Hybrid particle swarm optimization transplanted into a hyper-heuristic structure for solving examination timetabling problem

Abstract

Examination timetabling is a discrete, multi-objective and combinatorial optimization problem which tends to be solved with a cooperation of stochastic search approaches such as evolutionary algorithms (EAs) and heuristic methods such as sequential graph coloring heuristics. This research investigates the use of discrete particle swarm optimization (DPSO) for solving examination timetabling problem. A combination of mutation, specialist recombination operator and graph coloring heuristics are used to update position of particles in the DPSO. A new local search method, called two staged hill climbing, is proposed and is utilized to hybridize the DPSO algorithm. Three structures for the DPSO and three strategies to hybridize it are proposed.

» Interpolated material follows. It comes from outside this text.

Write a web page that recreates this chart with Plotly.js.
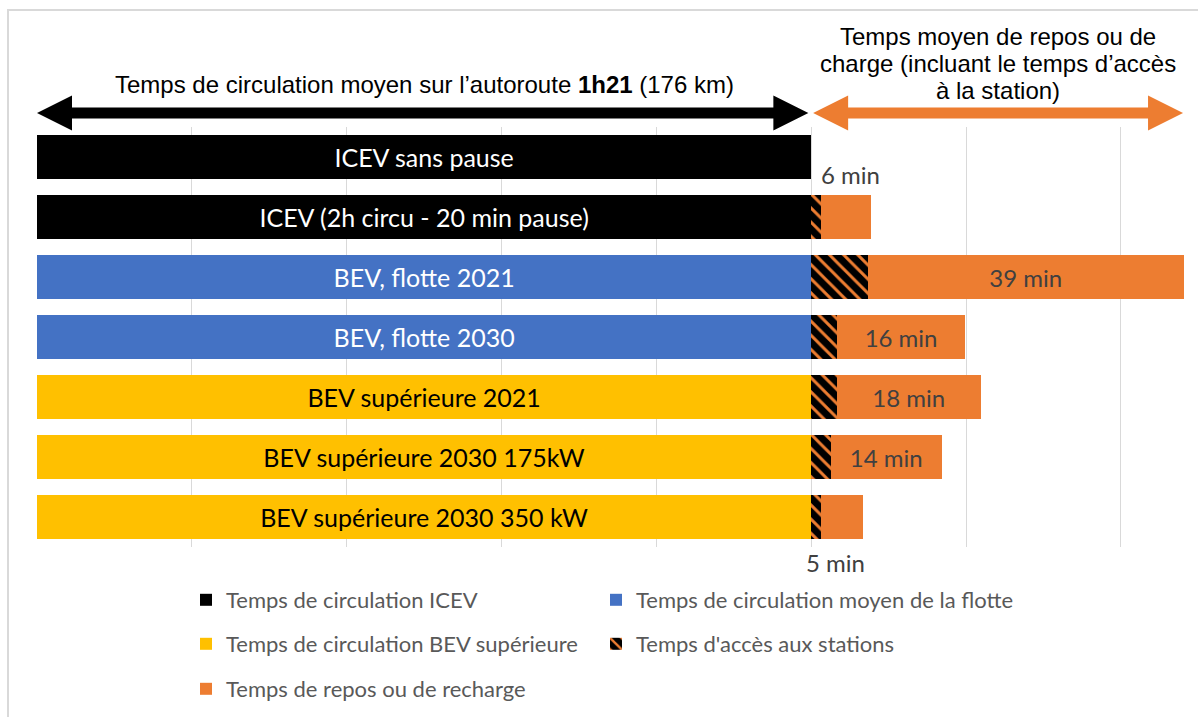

On one hand, since the proposed DPSO algorithms such as hyper-heuristics methods employ a strategy to manage a set of constructive low-level heuristics, they can be classified as hyper-heuristic systems and, on the other hand, the DPSO is a stochastic global optimization method from class of EAs. The proposed algorithms are tested on a set of Carter benchmark problems to set the parameters of algorithms and also to compare different methods. The obtained results demonstrate that the proposed hill climbing local search, in spite of its simplicity, has a better performance than original hill climbing method. Among different graph coloring heuristics, those of algorithms which employ the saturation degree heuristic lead to the better results. Also among different proposed algorithms, the first structure of DPSO and third strategy of hybridizing obtain a better performance than the other structures and strategies. In a later part of the comparative experiment, performance comparisons of the proposed algorithms with some other hyper-heuristic and EA methods are done. The obtained results confirm that the proposed hybrid algorithm has a better, or at least comparable, performance than other hyper-heuristic systems. Also it obtains the best results among hyper-heuristic systems on some problems. Also in comparison of other EAs, it has a completely comparable performance.